My models are Tensorflow models, as it is quite standard and very well-supported across many devices. There is a lot of good documentation, and an excellent selection of pre-trained models to facilitate transfer learning with good results.

The object detection models will be running on somewhat computationally limited devices (although the Nano and CM4 are quite impressive for their size), so I am sticking with the Lite version of Tensorflow. I did experiment with non-lite models on the Nano, which it has a GPU optimized for. However, for my images (I want at 640x640 to run through the models to enable my 'patterns' to work well), the fully-fledged Tensorflow models were too much for the Nano and basically froze it.

SSD MobileNet V2

To train my models, I started with SDD Mobilenet V2 as a base model. This model is pre-trained on the COCO data set, which is a big batch of some random household images.

As part of the training, it learns various things, that make it so that with just a little further customization/training, it can learn to find whatever household objects you like.

I then further trained the model on the 2,000 or so images I captured and labeled my self (ugg), using Label Studio, which is a great tool by the way. The labeling took days, and at some points my clicking finger became unresponsive, but somehow I persevered, and we now have a couple of trained models that seem to work pretty well.

Basement Model

This model is trained to find objects that happen to be sitting in my basement (which I acquired from Hobby Lobby). I selected random objects that seemed they would be easy to distinguish and somewhat symmetrical.

Windmill

The model seems to love this thing. I mean, if just a fraction of it is visible, the model finds it every time.
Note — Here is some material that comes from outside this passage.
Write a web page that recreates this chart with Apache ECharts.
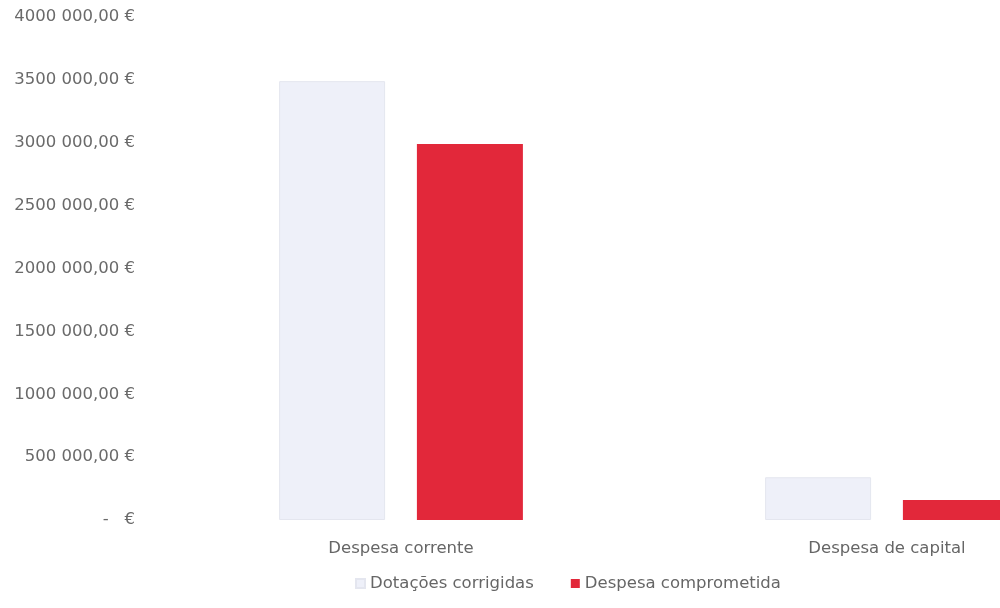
<!DOCTYPE html>
<html>
<head>
<meta charset="utf-8">
<script src="https://cdn.jsdelivr.net/npm/echarts@6/dist/echarts.min.js"></script>
<style>html,body{margin:0;padding:0;background:#fff;overflow:hidden;width:1000px;height:608px;}#c{width:1130px;height:608px;}</style>
</head>
<body>
<div id="c"></div>
<script>
const categories = ["Despesa corrente", "Despesa de capital"];
const seriesNames = ["Dotações corrigidas", "Despesa comprometida"];
const dotacoes = [3490000, 340000];
const comprometida = [2990000, 160000];
const yTicks = [0, 500000, 1000000, 1500000, 2000000, 2500000, 3000000, 3500000, 4000000];

function fmt(v) {
  if (v === 0) return "-   €";
  const th = Math.floor(v / 1000);
  const rest = String(v % 1000).padStart(3, "0");
  return th + " " + rest + ",00 €";
}

const font = "DejaVu Sans";
const chart = echarts.init(document.getElementById("c"));
chart.setOption({
  animation: false,
  backgroundColor: "#ffffff",
  grid: { left: 158, top: 17, right: 0, bottom: 88, containLabel: false },
  legend: {
    left: 350, top: 570,
    itemWidth: 9, itemHeight: 9, itemGap: 37,
    icon: "rect",
    textStyle: { fontFamily: font, fontSize: 16.5, color: "#666666" },
    data: seriesNames
  },
  xAxis: {
    type: "category",
    data: categories,
    axisLine: { show: false },
    axisTick: { show: false },
    axisLabel: { fontFamily: font, fontSize: 16.5, color: "#666666", margin: 20 }
  },
  yAxis: {
    type: "value",
    min: 0, max: 4000000, interval: 500000,
    splitLine: { show: false },
    axisLine: { show: false },
    axisTick: { show: false },
    axisLabel: {
      fontFamily: font, fontSize: 16.5, color: "#6a6a6a", margin: 23,
      formatter: function (v) { return yTicks.indexOf(v) >= 0 ? fmt(v) : ""; }
    }
  },
  series: [
    {
      name: seriesNames[0], type: "bar", data: dotacoes,
      barWidth: 106, barGap: "30%",
      itemStyle: { color: "#eef0f9", borderColor: "#e4e6ef", borderWidth: 1 }
    },
    {
      name: seriesNames[1], type: "bar", data: comprometida,
      barWidth: 106,
      itemStyle: { color: "#e2283a" }
    }
  ]
});
</script>
</body>
</html>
I think the pattern of the blades makes it obvious. This was a great choice.


Cat Tree

The model almost always finds this as well, and its symmetry make it easily identifiable from all sides.


House

This is a small cabin, and the model does a good job of finding it. However, it does get a little weird with the boundary boxes sometimes with this one.


Cone

I thought this would be great, but so far I'm less than impressed with results. We'll see.


Pineapple

This one needs some more experimentation, but the model does seem to find it pretty well.


Gazing Ball

The model finds this everywhere, even when it's not there. I have not figured what it appears similar to, but this may not be a great choice.


Speaker

This one doesn't seem to be very recognizable, but time will tell.


Doll House

This is my wildcard. I haven't actually tried it on the map yet. I don't even know where it came from (not Hobby Lobby).

Lights model

The second object detection model I am working with is trained to locate a certain model of IR lights (although it does find other lights as well). I chose a camera-mounted rechargeable IR light that is easy to acquire from Amazon.

This is the IR light the object detection model is trained to find. That is the only thing this model knows how to find.

In the case of IR Light objects, a secondary algorithm runs against the findings from the light model. All located lights and their locations are searched for patterns that match up with any of the following, which can be marked as landmarks on the map.

Identifiable IR LIght Patterns

Vertical Line

Grouping of 3 or more lights in a vertical pattern. Different landmarks can have different numbers of lights..


Square

Grouping of 4 lights in a square pattern.


Triangle

Grouping of 3 lights in a triangle pattern (oriented sideways).

Looking for patterns of lights, rather than individual objects (like on the basement model) is very effective at countering one of the shortcomings I've been finding with my detection models. The boundary boxes identified by the Tensorflow models are almost always a little to large or small, meaning the object will be reported as taller, shorter, wider, or more narrow than it actually appears in the image.

As long as the center of the object is good, the angle relative to the camera base is going to be a good reading. However, given that size is directly based on the bounding box height, that measurement is almost certainly incorrect.

When combining objects into a pattern, the size of each one doesn't matter, so much accurately estimating the center of each object. If the light pattern is a series of vertical lights, and the height of the landmark is considered to be the distance between the center of the top light and bottom light, the height (in pixels) becomes quite accurate, even with the bounding boxes being too large or small. For that reason, light-based landmarks receive a higher priority within this set of calculations.